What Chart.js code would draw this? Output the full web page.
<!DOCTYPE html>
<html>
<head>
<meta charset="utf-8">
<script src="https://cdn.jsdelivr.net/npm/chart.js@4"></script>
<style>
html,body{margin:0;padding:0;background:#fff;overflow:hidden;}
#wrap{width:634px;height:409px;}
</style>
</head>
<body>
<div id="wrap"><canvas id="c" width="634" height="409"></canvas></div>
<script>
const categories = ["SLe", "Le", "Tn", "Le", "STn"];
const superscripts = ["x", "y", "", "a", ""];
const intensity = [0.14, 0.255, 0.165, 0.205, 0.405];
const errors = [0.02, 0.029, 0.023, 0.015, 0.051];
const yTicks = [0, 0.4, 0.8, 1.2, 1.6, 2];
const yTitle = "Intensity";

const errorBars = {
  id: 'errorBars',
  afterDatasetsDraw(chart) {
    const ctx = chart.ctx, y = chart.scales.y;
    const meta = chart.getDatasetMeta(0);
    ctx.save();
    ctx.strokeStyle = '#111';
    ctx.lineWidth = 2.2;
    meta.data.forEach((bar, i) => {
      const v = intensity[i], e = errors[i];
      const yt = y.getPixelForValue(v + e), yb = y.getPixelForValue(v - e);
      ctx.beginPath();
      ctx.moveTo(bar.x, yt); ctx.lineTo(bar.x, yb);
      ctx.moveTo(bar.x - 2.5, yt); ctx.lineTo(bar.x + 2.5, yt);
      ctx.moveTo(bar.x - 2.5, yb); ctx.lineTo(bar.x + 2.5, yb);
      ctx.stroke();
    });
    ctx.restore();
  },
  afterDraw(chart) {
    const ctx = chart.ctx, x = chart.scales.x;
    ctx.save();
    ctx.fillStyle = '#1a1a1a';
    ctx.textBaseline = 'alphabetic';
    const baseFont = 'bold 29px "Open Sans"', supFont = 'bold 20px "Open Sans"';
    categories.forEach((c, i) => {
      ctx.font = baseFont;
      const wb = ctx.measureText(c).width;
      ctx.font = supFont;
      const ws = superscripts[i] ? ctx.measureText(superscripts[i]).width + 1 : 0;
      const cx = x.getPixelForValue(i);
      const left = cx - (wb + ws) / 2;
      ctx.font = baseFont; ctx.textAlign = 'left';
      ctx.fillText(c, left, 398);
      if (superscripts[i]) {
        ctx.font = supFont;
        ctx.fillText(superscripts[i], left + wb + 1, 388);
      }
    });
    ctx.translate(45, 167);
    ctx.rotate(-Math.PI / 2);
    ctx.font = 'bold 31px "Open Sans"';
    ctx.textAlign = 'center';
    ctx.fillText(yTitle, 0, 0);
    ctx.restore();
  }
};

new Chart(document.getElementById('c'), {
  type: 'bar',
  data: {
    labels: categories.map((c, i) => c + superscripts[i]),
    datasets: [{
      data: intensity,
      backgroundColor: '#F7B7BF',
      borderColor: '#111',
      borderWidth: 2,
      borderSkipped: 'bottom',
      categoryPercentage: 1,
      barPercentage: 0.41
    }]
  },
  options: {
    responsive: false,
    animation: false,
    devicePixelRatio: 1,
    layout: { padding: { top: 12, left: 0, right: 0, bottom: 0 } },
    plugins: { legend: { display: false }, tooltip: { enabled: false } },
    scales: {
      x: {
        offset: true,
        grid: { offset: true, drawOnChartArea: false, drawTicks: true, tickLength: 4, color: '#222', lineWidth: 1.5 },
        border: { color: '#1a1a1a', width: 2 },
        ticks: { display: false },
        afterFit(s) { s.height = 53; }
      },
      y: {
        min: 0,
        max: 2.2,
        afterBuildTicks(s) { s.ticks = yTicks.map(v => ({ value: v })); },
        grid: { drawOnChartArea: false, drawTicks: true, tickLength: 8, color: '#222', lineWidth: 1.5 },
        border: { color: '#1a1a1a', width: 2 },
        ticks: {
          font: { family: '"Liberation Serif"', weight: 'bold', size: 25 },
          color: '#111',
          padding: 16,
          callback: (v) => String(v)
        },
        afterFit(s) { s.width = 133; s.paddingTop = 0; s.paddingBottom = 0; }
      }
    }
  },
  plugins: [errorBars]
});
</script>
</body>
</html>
...
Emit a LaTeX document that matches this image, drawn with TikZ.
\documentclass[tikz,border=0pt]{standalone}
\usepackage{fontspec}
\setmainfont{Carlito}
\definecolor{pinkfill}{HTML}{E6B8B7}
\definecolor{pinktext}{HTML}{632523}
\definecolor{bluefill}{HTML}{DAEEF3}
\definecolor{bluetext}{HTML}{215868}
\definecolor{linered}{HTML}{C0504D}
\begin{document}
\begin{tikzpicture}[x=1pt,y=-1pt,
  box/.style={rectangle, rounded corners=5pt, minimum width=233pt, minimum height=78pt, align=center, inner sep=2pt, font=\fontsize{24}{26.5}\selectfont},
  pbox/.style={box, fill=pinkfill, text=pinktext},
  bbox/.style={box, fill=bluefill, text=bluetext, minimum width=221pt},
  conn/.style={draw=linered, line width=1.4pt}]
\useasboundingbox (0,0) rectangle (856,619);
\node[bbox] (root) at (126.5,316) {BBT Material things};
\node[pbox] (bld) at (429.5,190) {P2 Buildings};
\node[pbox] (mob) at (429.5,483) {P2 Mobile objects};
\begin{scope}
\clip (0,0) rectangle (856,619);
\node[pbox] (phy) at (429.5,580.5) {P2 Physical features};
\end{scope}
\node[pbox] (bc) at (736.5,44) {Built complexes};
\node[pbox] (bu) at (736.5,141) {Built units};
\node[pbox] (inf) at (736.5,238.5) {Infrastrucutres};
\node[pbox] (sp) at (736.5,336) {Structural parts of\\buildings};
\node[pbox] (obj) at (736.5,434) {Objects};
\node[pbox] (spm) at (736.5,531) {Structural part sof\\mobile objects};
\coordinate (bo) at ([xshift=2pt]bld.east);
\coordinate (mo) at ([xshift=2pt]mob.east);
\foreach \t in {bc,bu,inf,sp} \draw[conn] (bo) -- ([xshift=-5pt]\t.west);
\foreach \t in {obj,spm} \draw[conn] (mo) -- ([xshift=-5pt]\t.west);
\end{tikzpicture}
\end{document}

**Short problem**
Copy out every line in the entries above that holds "this".

**Full output**
What Chart.js code would draw this? Output the full web page.
Emit a LaTeX document that matches this image, drawn with TikZ.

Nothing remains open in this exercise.